C’est un éveil à une sensibilité, à une action politique que filme Bénédicte Pagnot dans Les Lendemains. Elle accompagne de fait Audrey du début à la fin, de sa position de spectatrice au moment de sa prise d’action. La caméra la suit en toutes circonstances, souvent de dos ou de profil d’abord – c’est une jeune femme assez réservée, qui croit que la politique « ne sert à rien » -, puis de face, en plans plus ou moins rapprochés quand elle commence à agir de manière plus engagée. Si l’on sent évidemment une accointance de la réalisatrice avec son propos, son film semble plus être le témoin des désœuvrements d’une génération qui a davantage de mal à s’accomplir que par le passé (le chômage, la précarité, les coups durs quotidiens traversent tout le métrage), qu’être lui-même réellement militant. Bonne nouvelle, car c’est ainsi qu’elle dresse le portrait d’une jeunesse désespérée d’avance en même temps que celui d’une fille qui, contrairement à sa mère et à sa meilleure amie, a pu échapper au destin de caissière et à une grossesse soudaine. Si Les Lendemains est parfois maladroit, il ne manque pas d’ambition : son scénario très écrit va de pair avec une mise en scène pensée, dans laquelle les mouvements de caméra répondent à ce qu’énoncent les scènes (la séquence de l’expulsion, agitée, est à ce titre parfaite).

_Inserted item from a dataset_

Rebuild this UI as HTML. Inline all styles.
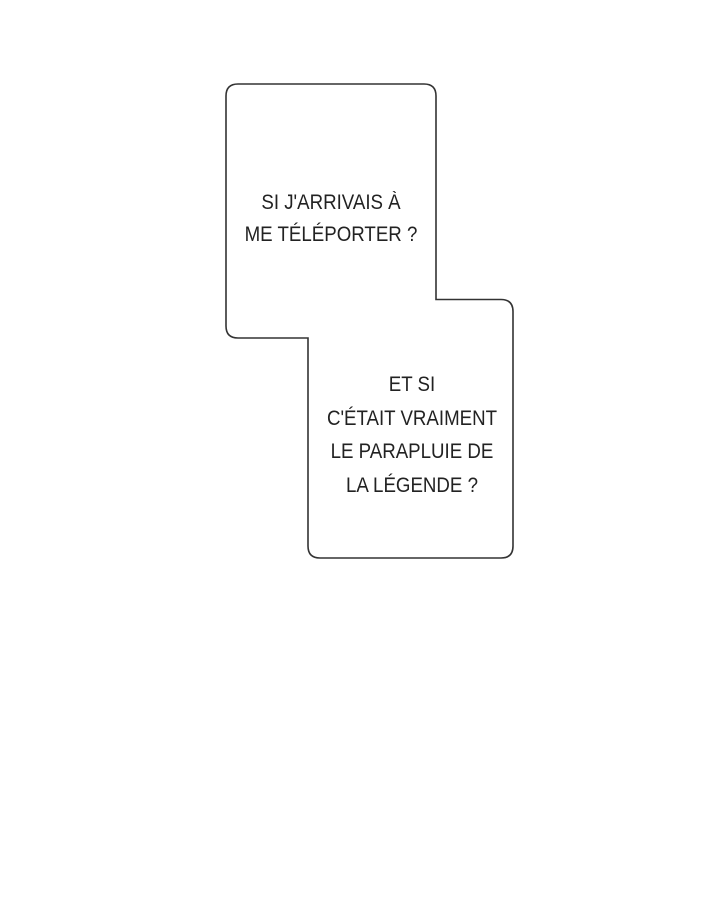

Mais la plus grande réussite du film de Bénédicte Pagnot tient dans la confrontation entre deux mondes : la campagne d’une part, où on laisse les amis de toujours et les parents, la ville d’autre part, où on arrive avec une grande excitation mais où l’ajustement n’est pas forcément aussi facile que la nouveauté qu’elle promet. Les Lendemains ne prend parti ni pour l’un ni pour l’autre – si Audrey rejette son village d’origine, ce n’est pas par snobisme mais par désir d’une nouvelle vie. La réalisatrice s’attache avec justesse au détachement progressif d’Audrey vis-à-vis de ses années lycée, en soulignant notamment l’éloignement d’avec Nanou (elle l’appelle de moins en moins) et ses parents (elle leur rend rarement visite). C’est ce même détachement qui l’amènera à la violence politique, que la cinéaste montre, là encore, sans prendre position. Le basculement qu’elle filme est celui qui condense clivages sociaux et utopie, et qui mène à la radicalité. Et, dans un très fort dernier plan où Audrey regarde la caméra droit dans les yeux, elle laisse planer toute l’ambiguïté.